When considering the history of complexity science and related theory, it is difficult to bypass the wide-ranging narrative Melanie Mitchell (2009) provides on the subject.  Arguably, complex systems have been studied by humanity for thousands of years.  Mitchell (2009) traces this journey back to Aristotle (384-322 B.C.) and the emergence of Dynamical Systems Theory and how this influenced thinking and scientific discovery in the ages to come, until the sixteenth century and the contradicting studies of Galileo on motion.  Nonetheless, Mitchell (2009:17) points to Isaac Newton as the “most important person in the history of dynamics” and the inventor of the science of dynamics.  Based on Newtonian mechanics, Laplace proclaimed in 1814 that it is possible to predict anything.

However, the twentieth century saw the emergence of contradictory discoveries to this notion of absolute prediction, with an increasing understanding of chaos and chaotic systems and the concept of “sensitive dependence on initial conditions”.  However, the first experience of a chaotic system occurred in the late nineteenth century already, when the French mathematician Henri Poincare modelled weather behaviour.  This occurrence paved the way for the aspiration of predicting weather over a longer period and Edward Lorenz found in 1963 that even simpler computational weather models are subject to the sensitive dependence on initial conditions, with these systems manifesting nonlinearity.

From this theory of chaos emerged complexity theory and although complex systems were researched explicitly since the 1970’s (Vemuri, 1978), the studying of complex systems gained much traction with the establishment of the Santa Fe Institute, the first research institute dedicated to research of complex systems and especially complex adaptive systems.  The institute was founded by a group of 24 scientists and mathematicians, with a number of these individuals being scientists with Los Alamos National Laboratory.  In later years a number of other institutions were formed, dedicated to the study of complexity in systems which range from biological to social and economic systems.
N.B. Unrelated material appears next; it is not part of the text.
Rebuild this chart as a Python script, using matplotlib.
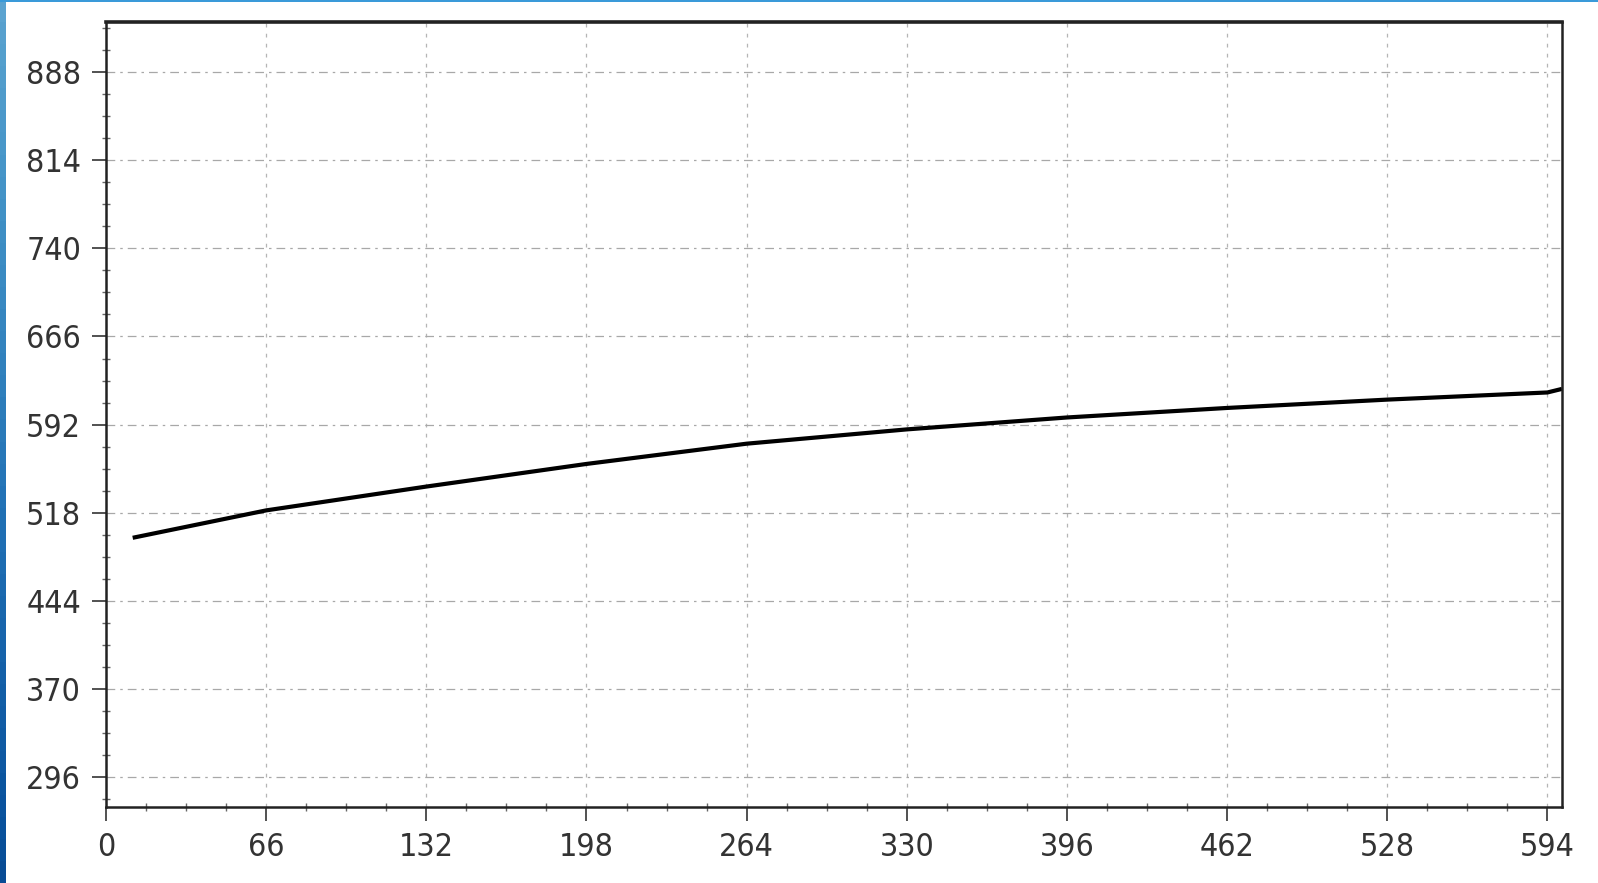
import matplotlib
matplotlib.use("Agg")
import matplotlib.pyplot as plt
from matplotlib.patches import Rectangle
from matplotlib.ticker import MultipleLocator

# values
x_vals = [11, 66, 132, 198, 264, 330, 396, 462, 528, 594, 600]
y_vals = [497, 520, 540, 559, 576, 588, 598, 606, 613, 619, 622]

x_ticks = [0, 66, 132, 198, 264, 330, 396, 462, 528, 594]
y_ticks = [296, 370, 444, 518, 592, 666, 740, 814, 888]

W, H = 1598, 883
fig = plt.figure(figsize=(W / 100, H / 100), dpi=100)
fig.patch.set_facecolor("white")

# blue frame strips from the slide the chart was pasted into
n = 40
for i in range(n):
    c = plt.cm.Blues(0.55 + 0.35 * i / n)
    fig.add_artist(Rectangle((0, 1 - (i + 1) / n), 6 / W, 1 / n,
                             transform=fig.transFigure, color=c, lw=0))
fig.add_artist(Rectangle((0, 1 - 2 / H), 1, 2 / H, transform=fig.transFigure,
                         color="#3a9ad9", lw=0))

ax = fig.add_axes([106 / W, (H - 807) / H, (1562 - 106) / W, (807 - 22) / H])
ax.plot(x_vals, y_vals, color="black", lw=3.0, solid_capstyle="butt")

ax.set_xlim(0, 600)
ax.set_ylim(271, 930)
ax.set_xticks(x_ticks)
ax.set_yticks(y_ticks)
ax.xaxis.set_minor_locator(MultipleLocator(16.5))
ax.yaxis.set_minor_locator(MultipleLocator(18.5))

ax.xaxis.grid(True, which="major", color="#b5b5b5", lw=0.9, linestyle=(0, (3, 5)))
ax.yaxis.grid(True, which="major", color="#a8a8a8", lw=0.9, linestyle=(0, (7, 4, 2, 4)))

for side, s in ax.spines.items():
    s.set_color("#222222")
    s.set_linewidth(1.8)
ax.spines["top"].set_linewidth(2.6)

ax.tick_params(which="major", direction="out", length=10, width=1.2,
               color="#333333", labelsize=23, labelcolor="#333333", pad=8)
ax.tick_params(which="minor", direction="inout", length=6, width=1.0,
               color="#666666")
for lab in ax.get_xticklabels() + ax.get_yticklabels():
    lab.set_fontstretch("condensed")
    lab.set_family("DejaVu Sans")

fig.savefig("out.png", dpi=100, facecolor="white")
I acknowledge that this discussion provides the briefest of overviews on the subject of complex systems and the Further Reading section presents a number of resources on the subject.  Furthermore, this map by Castellani (2018) provides a great visual overview of the development of the complexity sciences over a number of decades.

References

Castellani, B. (2018)  Map of the Complexity Sciences.  Art & Science Factory.  https://www.art-sciencefactory.com/complexity-map_feb09.html

Laplace, P. S. (1814). Essai Philosophique Sur Les Probabilites. Paris: Courcier.

Mitchell, M. (2009). Complexity: A Guided Tour. Oxford, U.K.: Oxford University Press.

Vemuri, V. (1978). Modeling of Complex Systems: An Introduction. New York: Academic Press.